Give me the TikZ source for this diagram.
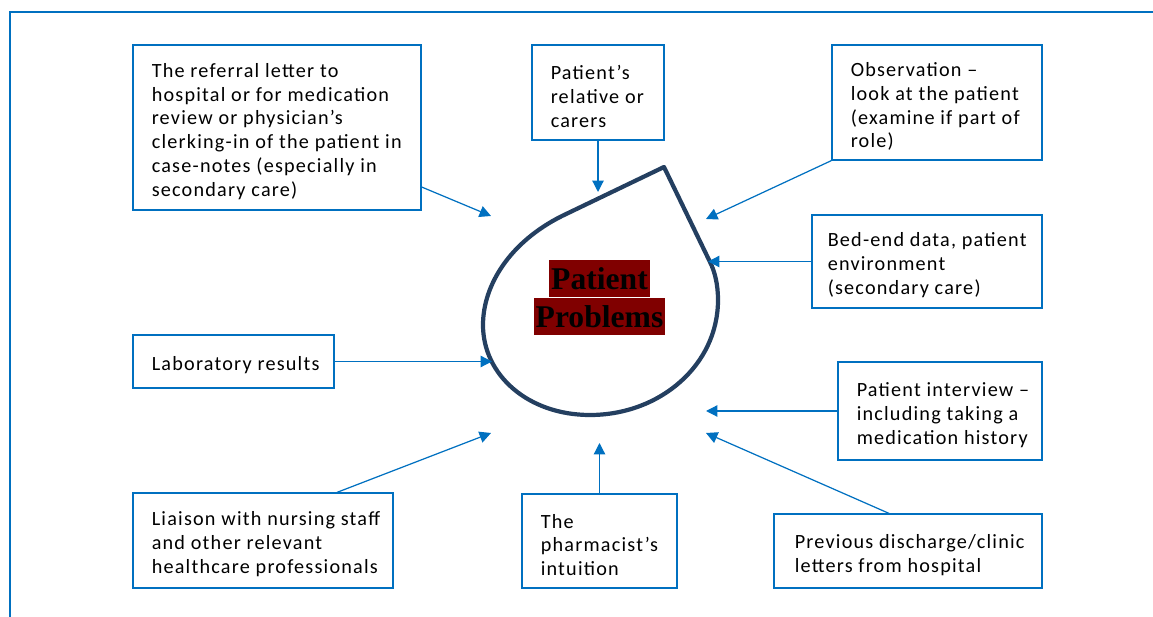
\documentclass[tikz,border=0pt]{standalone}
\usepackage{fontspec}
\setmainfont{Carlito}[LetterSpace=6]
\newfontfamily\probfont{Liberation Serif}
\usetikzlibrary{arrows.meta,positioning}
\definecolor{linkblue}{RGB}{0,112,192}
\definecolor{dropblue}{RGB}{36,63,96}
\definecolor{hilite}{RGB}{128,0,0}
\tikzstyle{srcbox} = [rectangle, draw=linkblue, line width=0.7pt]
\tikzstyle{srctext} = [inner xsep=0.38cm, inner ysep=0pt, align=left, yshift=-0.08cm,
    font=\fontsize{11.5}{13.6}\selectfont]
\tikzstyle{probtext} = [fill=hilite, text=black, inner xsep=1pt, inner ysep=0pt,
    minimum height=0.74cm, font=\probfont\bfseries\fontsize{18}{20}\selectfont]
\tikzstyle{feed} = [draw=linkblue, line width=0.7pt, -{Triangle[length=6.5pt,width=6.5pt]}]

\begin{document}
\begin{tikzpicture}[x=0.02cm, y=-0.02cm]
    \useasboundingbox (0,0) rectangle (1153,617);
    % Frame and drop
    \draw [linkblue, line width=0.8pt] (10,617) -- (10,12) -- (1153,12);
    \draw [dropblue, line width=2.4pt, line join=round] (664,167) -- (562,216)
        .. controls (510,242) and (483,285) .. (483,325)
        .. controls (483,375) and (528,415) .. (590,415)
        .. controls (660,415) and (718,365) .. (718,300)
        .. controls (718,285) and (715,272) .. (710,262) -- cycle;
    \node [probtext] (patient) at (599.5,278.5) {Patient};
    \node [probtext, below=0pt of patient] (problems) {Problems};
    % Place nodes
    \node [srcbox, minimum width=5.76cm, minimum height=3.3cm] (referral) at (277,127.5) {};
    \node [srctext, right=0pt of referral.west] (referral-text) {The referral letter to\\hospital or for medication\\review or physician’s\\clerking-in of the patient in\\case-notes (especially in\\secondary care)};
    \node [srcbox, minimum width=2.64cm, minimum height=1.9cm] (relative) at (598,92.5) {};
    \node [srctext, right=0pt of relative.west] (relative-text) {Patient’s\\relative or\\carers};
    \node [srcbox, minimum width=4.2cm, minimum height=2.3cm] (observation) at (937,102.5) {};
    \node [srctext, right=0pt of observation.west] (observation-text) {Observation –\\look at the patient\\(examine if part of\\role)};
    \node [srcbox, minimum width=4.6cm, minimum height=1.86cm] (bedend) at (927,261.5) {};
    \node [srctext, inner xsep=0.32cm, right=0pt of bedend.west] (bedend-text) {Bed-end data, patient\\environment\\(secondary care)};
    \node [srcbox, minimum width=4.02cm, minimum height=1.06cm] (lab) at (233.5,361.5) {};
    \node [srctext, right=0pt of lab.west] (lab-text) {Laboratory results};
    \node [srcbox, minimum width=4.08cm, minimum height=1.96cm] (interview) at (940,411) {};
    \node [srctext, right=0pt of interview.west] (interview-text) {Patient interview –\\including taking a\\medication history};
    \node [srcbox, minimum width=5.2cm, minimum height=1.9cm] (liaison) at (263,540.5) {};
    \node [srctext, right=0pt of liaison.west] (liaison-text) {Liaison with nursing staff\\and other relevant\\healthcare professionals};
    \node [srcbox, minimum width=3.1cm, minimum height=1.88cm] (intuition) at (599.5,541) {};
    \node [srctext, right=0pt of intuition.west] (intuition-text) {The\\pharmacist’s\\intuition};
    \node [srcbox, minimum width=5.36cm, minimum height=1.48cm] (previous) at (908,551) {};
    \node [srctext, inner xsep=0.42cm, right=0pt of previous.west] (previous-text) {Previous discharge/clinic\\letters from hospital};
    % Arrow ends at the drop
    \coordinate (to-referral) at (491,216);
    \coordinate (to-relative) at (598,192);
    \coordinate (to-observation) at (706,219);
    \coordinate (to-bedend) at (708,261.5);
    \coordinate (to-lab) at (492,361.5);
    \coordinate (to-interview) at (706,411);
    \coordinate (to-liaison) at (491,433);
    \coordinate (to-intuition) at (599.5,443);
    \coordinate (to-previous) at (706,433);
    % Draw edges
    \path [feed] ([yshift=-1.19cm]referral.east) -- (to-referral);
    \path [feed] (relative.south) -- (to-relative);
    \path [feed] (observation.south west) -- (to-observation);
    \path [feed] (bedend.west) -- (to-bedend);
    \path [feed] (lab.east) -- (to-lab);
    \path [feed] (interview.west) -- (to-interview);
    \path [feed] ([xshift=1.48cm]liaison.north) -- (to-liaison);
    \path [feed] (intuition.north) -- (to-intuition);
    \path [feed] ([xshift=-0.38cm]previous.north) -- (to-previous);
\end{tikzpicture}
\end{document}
__________________________________________________
- [PROBLEM DETAILS]:
Every line of the data should be copied as it stands, without the images.

- [FULL RESPONSE]:
Give me the TikZ source for this diagram.
\documentclass[tikz,border=0pt]{standalone}
\usepackage{fontspec}
\setmainfont{Carlito}[LetterSpace=6]
\newfontfamily\probfont{Liberation Serif}
\usetikzlibrary{arrows.meta,positioning}
\definecolor{linkblue}{RGB}{0,112,192}
\definecolor{dropblue}{RGB}{36,63,96}
\definecolor{hilite}{RGB}{128,0,0}
\tikzstyle{srcbox} = [rectangle, draw=linkblue, line width=0.7pt]
\tikzstyle{srctext} = [inner xsep=0.38cm, inner ysep=0pt, align=left, yshift=-0.08cm,
    font=\fontsize{11.5}{13.6}\selectfont]
\tikzstyle{probtext} = [fill=hilite, text=black, inner xsep=1pt, inner ysep=0pt,
    minimum height=0.74cm, font=\probfont\bfseries\fontsize{18}{20}\selectfont]
\tikzstyle{feed} = [draw=linkblue, line width=0.7pt, -{Triangle[length=6.5pt,width=6.5pt]}]

\begin{document}
\begin{tikzpicture}[x=0.02cm, y=-0.02cm]
    \useasboundingbox (0,0) rectangle (1153,617);
    % Frame and drop
    \draw [linkblue, line width=0.8pt] (10,617) -- (10,12) -- (1153,12);
    \draw [dropblue, line width=2.4pt, line join=round] (664,167) -- (562,216)
        .. controls (510,242) and (483,285) .. (483,325)
        .. controls (483,375) and (528,415) .. (590,415)
        .. controls (660,415) and (718,365) .. (718,300)
        .. controls (718,285) and (715,272) .. (710,262) -- cycle;
    \node [probtext] (patient) at (599.5,278.5) {Patient};
    \node [probtext, below=0pt of patient] (problems) {Problems};
    % Place nodes
    \node [srcbox, minimum width=5.76cm, minimum height=3.3cm] (referral) at (277,127.5) {};
    \node [srctext, right=0pt of referral.west] (referral-text) {The referral letter to\\hospital or for medication\\review or physician’s\\clerking-in of the patient in\\case-notes (especially in\\secondary care)};
    \node [srcbox, minimum width=2.64cm, minimum height=1.9cm] (relative) at (598,92.5) {};
    \node [srctext, right=0pt of relative.west] (relative-text) {Patient’s\\relative or\\carers};
    \node [srcbox, minimum width=4.2cm, minimum height=2.3cm] (observation) at (937,102.5) {};
    \node [srctext, right=0pt of observation.west] (observation-text) {Observation –\\look at the patient\\(examine if part of\\role)};
    \node [srcbox, minimum width=4.6cm, minimum height=1.86cm] (bedend) at (927,261.5) {};
    \node [srctext, inner xsep=0.32cm, right=0pt of bedend.west] (bedend-text) {Bed-end data, patient\\environment\\(secondary care)};
    \node [srcbox, minimum width=4.02cm, minimum height=1.06cm] (lab) at (233.5,361.5) {};
    \node [srctext, right=0pt of lab.west] (lab-text) {Laboratory results};
    \node [srcbox, minimum width=4.08cm, minimum height=1.96cm] (interview) at (940,411) {};
    \node [srctext, right=0pt of interview.west] (interview-text) {Patient interview –\\including taking a\\medication history};
    \node [srcbox, minimum width=5.2cm, minimum height=1.9cm] (liaison) at (263,540.5) {};
    \node [srctext, right=0pt of liaison.west] (liaison-text) {Liaison with nursing staff\\and other relevant\\healthcare professionals};
    \node [srcbox, minimum width=3.1cm, minimum height=1.88cm] (intuition) at (599.5,541) {};
    \node [srctext, right=0pt of intuition.west] (intuition-text) {The\\pharmacist’s\\intuition};
    \node [srcbox, minimum width=5.36cm, minimum height=1.48cm] (previous) at (908,551) {};
    \node [srctext, inner xsep=0.42cm, right=0pt of previous.west] (previous-text) {Previous discharge/clinic\\letters from hospital};
    % Arrow ends at the drop
    \coordinate (to-referral) at (491,216);
    \coordinate (to-relative) at (598,192);
    \coordinate (to-observation) at (706,219);
    \coordinate (to-bedend) at (708,261.5);
    \coordinate (to-lab) at (492,361.5);
    \coordinate (to-interview) at (706,411);
    \coordinate (to-liaison) at (491,433);
    \coordinate (to-intuition) at (599.5,443);
    \coordinate (to-previous) at (706,433);
    % Draw edges
    \path [feed] ([yshift=-1.19cm]referral.east) -- (to-referral);
    \path [feed] (relative.south) -- (to-relative);
    \path [feed] (observation.south west) -- (to-observation);
    \path [feed] (bedend.west) -- (to-bedend);
    \path [feed] (lab.east) -- (to-lab);
    \path [feed] (interview.west) -- (to-interview);
    \path [feed] ([xshift=1.48cm]liaison.north) -- (to-liaison);
    \path [feed] (intuition.north) -- (to-intuition);
    \path [feed] ([xshift=-0.38cm]previous.north) -- (to-previous);
\end{tikzpicture}
\end{document}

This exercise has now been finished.